Monday, June 15, 2009

Attentiveness

To grasp the truth in the teachings of Scripture and our Church Fathers requires a calm and silent mind says, Basil the Great.

God who created us has given us the use of language, that we may reveal the plans of our heart to each other... Accordingly, since when our thought takes meaningful voice, as if carried in a ferry by our discourse, crossing the air it passes from the speaker to the hearer; and if it finds the sea calm and quiet, the discourse comes to anchor in the ears of the students as if in a tranquil harbors untroubled by storms; but if as a kind of rough upsurge the clamor of the hearers blows adversely, it will be dissolved as it is shipwrecked in the air.
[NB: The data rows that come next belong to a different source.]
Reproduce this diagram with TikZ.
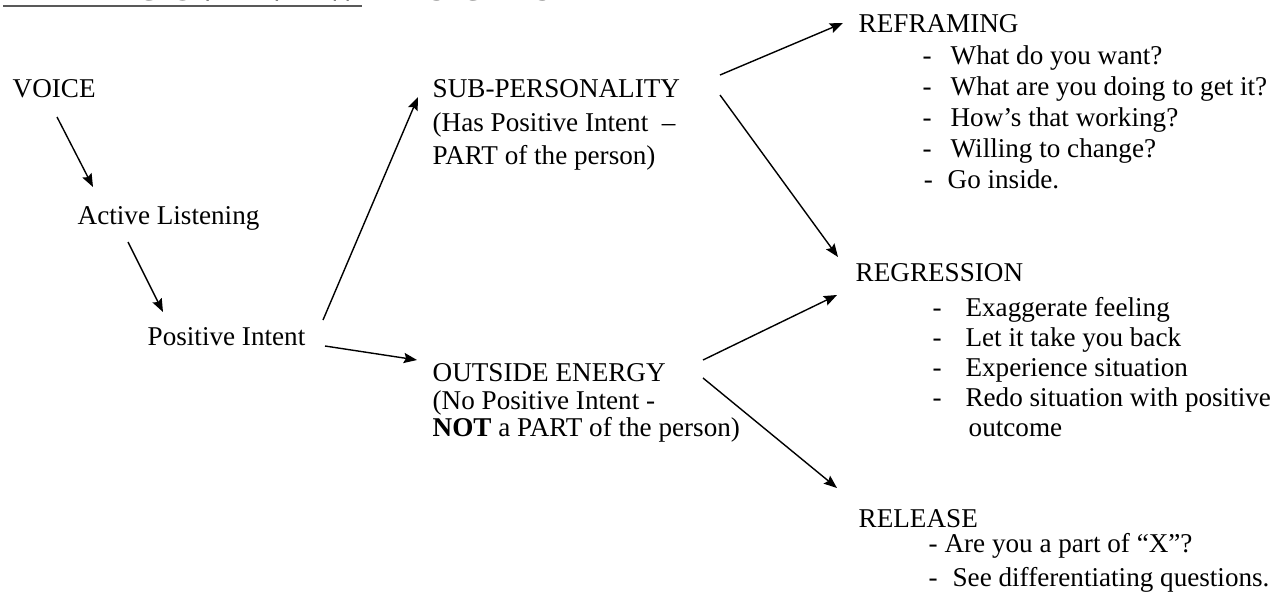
\documentclass[tikz,border=0pt]{standalone}
\usepackage{fontspec}
\setmainfont{Liberation Serif}
\usepackage{tikz}
\usetikzlibrary{arrows.meta, calc}

\newcommand{\ldash}[1]{\makebox[#1][l]{-}}

\begin{document}
\begin{tikzpicture}[x=0.02cm,y=-0.02cm,>={Stealth[length=7.5pt,width=5.8pt,inset=1.2pt]},line width=0.8pt,
    txt/.style={inner sep=0pt,anchor=base west,align=left,font=\fontsize{15.45}{17}\selectfont},
    block/.style={txt,anchor=north west},
    ttl/.style={inner sep=0pt,anchor=base west,font=\fontsize{19}{22}\selectfont\bfseries}]
        % page and clip (the heading is cut at the top)
        \useasboundingbox (0,0) rectangle (1287,595);
        \clip (0,0) rectangle (1287,595);
        \node[ttl](head) at (3,1) {HEALING OVERVIEW};
        \node[ttl](head_b) at (390,1) {INSIGHTS};
        \draw[line width=1.2pt,gray!70!black] ($(head.base west)+(0,5)$) -- ($(head.base west)+(359,5)$);

        % left column
        \node[txt](voice) at (12,97) {VOICE};
        \node[txt](listen) at (77,224) {Active Listening};
        \node[txt](intent) at (147,345) {Positive Intent};

        % middle column
        \node[block,font=\fontsize{15.45}{19}\selectfont](sub) at (432,79)
            {SUB-PERSONALITY\\(Has Positive Intent \ --\\ PART of the person)};
        \node[block,font=\fontsize{15.45}{15.6}\selectfont](outside) at (432,363)
            {OUTSIDE ENERGY\\(No Positive Intent -\\\textbf{NOT} a PART of the person)};

        % right column
        \node[txt](refr) at (858,32) {REFRAMING};
        \node[block,font=\fontsize{15.45}{17.7}\selectfont](refr_l) at (922,45)
            {\ldash{15.9pt}What do you want?\\
             \ldash{15.9pt}What are you doing to get it?\\
             \ldash{15.9pt}How's that working?\\
             \ldash{15.9pt}Willing to change?\\
             \hspace{0.6pt}\ldash{13.6pt}Go inside.};
        \node[txt](regr) at (855,281) {REGRESSION};
        \node[block,font=\fontsize{15.45}{17}\selectfont](regr_l) at (932,297)
            {\ldash{18.7pt}Exaggerate feeling\\
             \ldash{18.7pt}Let it take you back\\
             \ldash{18.7pt}Experience situation\\
             \ldash{18.7pt}Redo situation with positive\\
             \hspace{20.5pt}outcome};
        \node[txt](rel) at (858,527) {RELEASE};
        \node[block,font=\fontsize{15.45}{19.3}\selectfont](rel_l) at (928,533)
            {- Are you a part of ``X''?\\
             \ldash{13.6pt}See differentiating questions.};

        % connectors
        \draw[->] ($(voice.base west)+(45,20)$) -- ($(listen.base west)+(16,-37)$);
        \draw[->] ($(listen.base west)+(51,18)$) -- ($(intent.base west)+(16,-33)$);
        \draw[->] ($(intent.base west)+(176,-25)$) -- ($(sub.north west)+(-14,18)$);
        \draw[->] ($(intent.base west)+(178,1)$) -- ($(outside.north west)+(-15,-3)$);
        \draw[->] ($(sub.north west)+(288,-4)$) -- ($(refr.base west)+(-15,-9)$);
        \draw[->] ($(sub.north west)+(288,16)$) -- ($(regr.base west)+(-17,-24)$);
        \draw[->] ($(outside.north west)+(271,-3)$) -- ($(regr.base west)+(-18,14)$);
        \draw[->] ($(outside.north west)+(271,15)$) -- ($(rel.base west)+(-21,-39)$);

    \end{tikzpicture}
\end{document}
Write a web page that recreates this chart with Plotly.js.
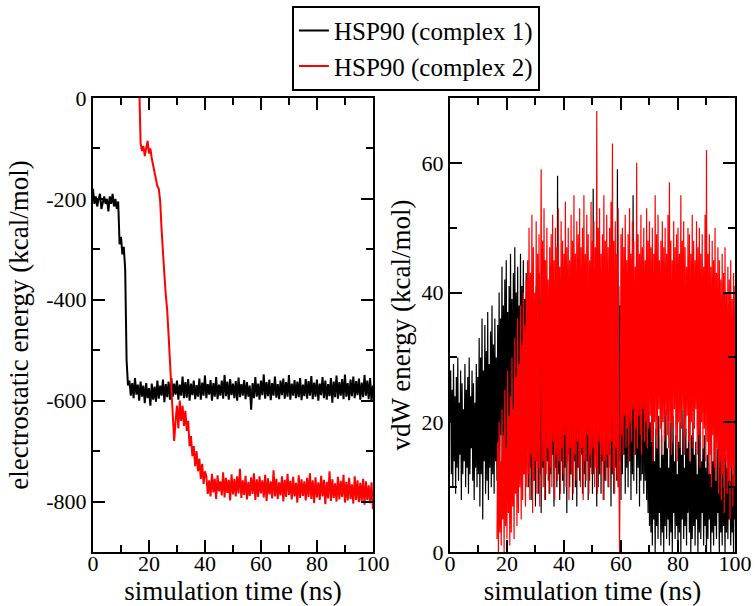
<!DOCTYPE html>
<html>
<head>
<meta charset="utf-8">
<script src="https://cdn.plot.ly/plotly-3.0.1.min.js"></script>
<style>html,body{margin:0;padding:0;background:#fff;}#chart{width:756px;height:606px;}</style>
</head>
<body>
<div id="chart"></div>
<script>
// ---- data ----
const seriesNames = ["HSP90 (complex 1)", "HSP90 (complex 2)"];
const elecStep = 0.5;   // ns between samples, electrostatic panel
const vdwStep = 0.25;   // ns between samples, vdW panel
const complex1Start = 0;
const complex2Start = 16.5;

// electrostatic energy (kcal/mol), complex 1, t = 0 .. 100 ns every 0.5 ns
const elecComplex1 = [
  -180,-210,-195,-215,-200,-190,-220,-205,-195,-210,
  -200,-225,-195,-210,-190,-215,-200,-220,-205,-290,
  -275,-310,-295,-340,-520,-570,
  -560,-590,-565,-595,-555,-588,-568,-600,-562,-592,
  -570,-605,-565,-595,-575,-610,-566,-598,-572,-602,
  -560,-596,-570,-590,-558,-603,-567,-593,-562,-598,
  -555,-592,-566,-588,-560,-598,-568,-590,-552,-595,
  -563,-594,-557,-600,-566,-589,-560,-597,-569,-592,
  -556,-598,-564,-590,-550,-595,-567,-588,-559,-600,
  -565,-592,-553,-597,-568,-590,-560,-596,-549,-591,
  -562,-598,-557,-589,-566,-595,-561,-600,-554,-593,
  -567,-590,-559,-597,-563,-592,-570,-618,-565,-595,
  -553,-592,-566,-598,-560,-589,-548,-596,-563,-591,
  -558,-599,-565,-590,-552,-594,-567,-597,-560,-589,
  -556,-596,-563,-592,-549,-598,-566,-590,-559,-595,
  -562,-593,-555,-599,-568,-591,-557,-596,-561,-590,
  -551,-597,-564,-592,-558,-600,-566,-589,-553,-595,
  -560,-598,-567,-591,-555,-604,-562,-593,-550,-596,
  -563,-590,-557,-597,-548,-592,-565,-599,-558,-591,
  -552,-595,-561,-589,-556,-598,-564,-593,-549,-590,
  -560,-597,-555,-602,-570
];

// electrostatic energy (kcal/mol), complex 2, t = 16.5 .. 100 ns every 0.5 ns
const elecComplex2 = [
  30,-90,-105,-95,-115,-100,-85,-110,-100,-120,
  -135,-150,-165,-175,-180,-205,-260,-320,-350,-390,
  -420,-470,-520,-560,
  -620,-680,-640,-610,-655,-600,-640,-610,-650,-620,
  -660,-640,-690,-670,-710,-690,-730,-700,-740,-715,
  -755,-725,-765,-740,
  -750,-785,-758,-790,-745,-782,-755,-795,-748,-780,
  -760,-788,-742,-792,-753,-783,-757,-798,-746,-786,
  -755,-790,-750,-784,-735,-793,-758,-787,-749,-796,
  -761,-789,-752,-785,-744,-797,-756,-791,-750,-784,
  -758,-792,-747,-799,-754,-786,-760,-794,-738,-790,
  -755,-795,-762,-788,-750,-800,-757,-791,-745,-787,
  -759,-796,-751,-790,-763,-802,-748,-793,-756,-789,
  -760,-798,-753,-791,-744,-795,-758,-803,-752,-792,
  -762,-797,-749,-790,-757,-805,-761,-794,-740,-799,
  -756,-793,-764,-800,-751,-796,-759,-791,-747,-802,
  -761,-798,-753,-795,-766,-804,-750,-797,-758,-801,
  -763,-799,-755,-806,-760,-797,-768,-803,-762,-815
];

// vdW energy (kcal/mol), complex 1, t = 0 .. 100 ns every 0.25 ns
const vdwComplex1 = [
  20,28,12,25,10,29,14,24,9,27,13,30,11,23,15,28,8,26,12,22,
  14,29,10,25,13,27,9,30,12,24,16,28,11,26,8,23,13,29,10,27,
  12,
  33,7,30,12,36,5,28,14,35,9,31,11,37,8,29,13,34,10,38,12,
  32,9,36,14,30,11,35,10,
  40,14,36,18,44,12,38,16,42,11,45,15,37,19,41,13,46,17,39,12,
  43,16,47,13,40,18,44,15,38,20,46,14,41,17,45,12,39,19,43,16,
  40,10,37,13,42,8,35,15,44,11,38,7,41,14,36,9,43,12,39,6,
  42,13,37,10,45,8,38,14,40,11,36,9,44,12,39,15,41,7,37,13,
  43,10,58,12,38,8,42,14,36,11,44,9,39,13,41,6,37,15,43,10,
  40,12,45,8,36,14,42,10,38,7,44,13,39,11,41,15,37,9,43,12,
  36,10,42,14,38,8,40,11,37,13,44,9,56,12,39,15,41,7,45,10,
  38,12,43,9,36,14,41,8,44,11,39,13,37,10,42,15,40,7,45,12,
  39,9,43,13,37,11,59,10,41,14,38,8,44,12,36,15,42,9,40,13,
  41,10,37,14,43,8,39,12,55,11,38,15,42,9,36,13,40,7,44,11,
  38,12,35,9,32,11,30,8,28,6,25,4,
  20,3,17,1,22,5,14,0,19,4,16,2,21,6,13,1,18,3,15,0,
  19,4,22,2,16,5,13,1,20,3,17,0,21,6,14,2,18,4,12,1,
  17,3,20,0,15,5,22,2,13,4,19,1,16,6,21,3,14,0,18,2,
  20,4,15,1,17,5,12,0,19,3,22,2,14,6,16,1,18,4,13,0,
  15,2,19,5,12,0,17,3,14,1,20,4,11,2,16,6,13,0,18,3,
  12,1,16,4,10,0,15,3,13,2,17,5,11,1,14,3,12,0,15,5
];

// vdW energy (kcal/mol), complex 2, t = 16.5 .. 100 ns every 0.25 ns
const vdwComplex2 = [
  2,17,0,20,3,14,1,22,5,18,0,25,4,16,2,28,6,21,1,24,
  3,30,7,22,2,33,9,27,4,36,6,29,10,38,5,32,8,40,12,35,
  7,42,10,
  45,12,50,8,43,15,52,6,47,11,40,14,51,9,46,13,49,7,44,59,
  10,48,14,53,8,45,12,50,16,42,9,47,
  13,49,10,52,17,45,8,50,15,47,11,53,14,44,9,51,16,48,12,46,
  18,54,10,47,14,50,8,45,16,52,12,48,9,55,15,46,11,51,17,49,
  13,53,10,47,16,50,8,55,14,46,11,52,18,49,9,45,15,54,12,48,
  16,51,10,47,13,68,9,50,17,53,12,46,15,49,8,55,14,48,11,52,
  15,47,10,50,13,54,17,63,12,48,9,51,16,46,11,53,14,0,18,49,
  18,50,15,47,21,52,16,45,19,49,14,53,20,46,17,51,22,48,15,44,
  19,60,16,49,21,46,18,52,15,47,22,50,17,45,20,53,16,48,19,51,
  21,47,17,50,14,46,20,55,18,49,16,52,22,45,19,48,15,51,20,47,
  17,50,21,46,18,52,16,57,20,48,15,45,19,51,22,47,17,49,14,50,
  20,46,16,55,19,48,22,51,15,47,18,44,21,50,17,49,14,46,20,52,
  16,48,19,45,22,51,15,47,18,50,13,46,20,49,16,44,19,52,14,62,
  17,46,12,49,15,44,10,48,18,45,13,50,11,43,16,47,9,45,14,42,
  8,46,12,43,6,47,14,40,9,44,11,42,5,45,13,39,7,43,10,41
];

// axis ticks
const timeTicks = [0, 20, 40, 60, 80, 100];
const timeTickText = ["0", "20", "40", "60", "80", "100"];
const elecTicks = [-800, -600, -400, -200, 0];
const elecTickText = ["-800", "-600", "-400", "-200", "0"];
const vdwTicks = [0, 20, 40, 60];
const vdwTickText = ["0", "20", "40", "60"];

function times(start, step, n) {
  return Array.from({length: n}, (_, i) => start + i * step);
}

const black = "#000000";
const red = "#ff0000";

const traces = [
  {x: times(complex1Start, elecStep, elecComplex1.length), y: elecComplex1, name: seriesNames[0], type: "scatter", mode: "lines",
   line: {color: black, width: 2}, xaxis: "x", yaxis: "y"},
  {x: times(complex2Start, elecStep, elecComplex2.length), y: elecComplex2, name: seriesNames[1], type: "scatter", mode: "lines",
   line: {color: red, width: 2}, xaxis: "x", yaxis: "y"},
  {x: times(complex1Start, vdwStep, vdwComplex1.length), y: vdwComplex1, name: seriesNames[0], type: "scatter", mode: "lines",
   line: {color: black, width: 1.2}, xaxis: "x2", yaxis: "y2", showlegend: false},
  {x: times(complex2Start, vdwStep, vdwComplex2.length), y: vdwComplex2, name: seriesNames[1], type: "scatter", mode: "lines",
   line: {color: red, width: 1.2}, xaxis: "x2", yaxis: "y2", showlegend: false}
];

const serif = "'Liberation Serif', 'DejaVu Serif', serif";
const tickFont = {family: serif, size: 22, color: black};
const titleFont = {family: serif, size: 27, color: black};

function axisBase() {
  return {
    showline: true, linecolor: black, linewidth: 2, mirror: "ticks",
    ticks: "inside", ticklen: 12, tickwidth: 2, tickcolor: black,
    showgrid: false, zeroline: false, tickfont: tickFont, fixedrange: true
  };
}
const minorTicks = (d) => ({dtick: d, tick0: 0, ticks: "inside", ticklen: 7, tickwidth: 2, tickcolor: black});

const layout = {
  width: 756, height: 606,
  margin: {l: 93, r: 21, t: 98, b: 54, autoexpand: false},
  paper_bgcolor: "#ffffff", plot_bgcolor: "#ffffff",
  font: {family: serif, color: black},
  showlegend: true,
  legend: {
    x: 0.503, xanchor: "center", y: 1.203, yanchor: "top",
    bordercolor: black, borderwidth: 2, bgcolor: "#ffffff",
    font: {family: serif, size: 25, color: black},
    tracegroupgap: 0, itemwidth: 30
  },
  xaxis: Object.assign(axisBase(), {
    domain: [0, 0.436], anchor: "y", range: [0, 100],
    tickmode: "array", tickvals: timeTicks, ticktext: timeTickText,
    ticklabelstandoff: -9, minor: minorTicks(10),
    title: {text: "simulation time (ns)", font: titleFont, standoff: 0}
  }),
  yaxis: Object.assign(axisBase(), {
    domain: [0, 1], anchor: "x", range: [-900, 0],
    tickmode: "array", tickvals: elecTicks, ticktext: elecTickText,
    minor: minorTicks(100),
    title: {text: "electrostatic energy (kcal/mol)", font: titleFont, standoff: 10}
  }),
  xaxis2: Object.assign(axisBase(), {
    domain: [0.556, 1], anchor: "y2", range: [0, 100],
    tickmode: "array", tickvals: timeTicks, ticktext: timeTickText,
    ticklabelstandoff: -9, minor: minorTicks(10),
    title: {text: "simulation time (ns)", font: titleFont, standoff: 0}
  }),
  yaxis2: Object.assign(axisBase(), {
    domain: [0, 1], anchor: "x2", range: [0, 70],
    tickmode: "array", tickvals: vdwTicks, ticktext: vdwTickText,
    minor: minorTicks(10),
    title: {text: "vdW energy (kcal/mol)", font: titleFont, standoff: 3}
  })
};

Plotly.newPlot("chart", traces, layout, {staticPlot: true, displayModeBar: false});
</script>
</body>
</html>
Therefore make it calm for the discourse through silence.... The word of truth is hard to catch.

1 comment:

  1. I really appriciate this. I was just talking with my spiritual father on the phone last night about Fr Meletios Webber. One of the things that stands out to me is his ability to calm the reader, to assist in quieting the clamor that some of what he's saying might ordinarily cause.

    This is in strong juxtaposition to the typical rhetorical pattern of creating conflict, and thereby drama and interest in the reader, to propel them forward to your resolution. This, while fine Aristotelian storytelling and the basis of modern entertainment, is bad form for pastoral work.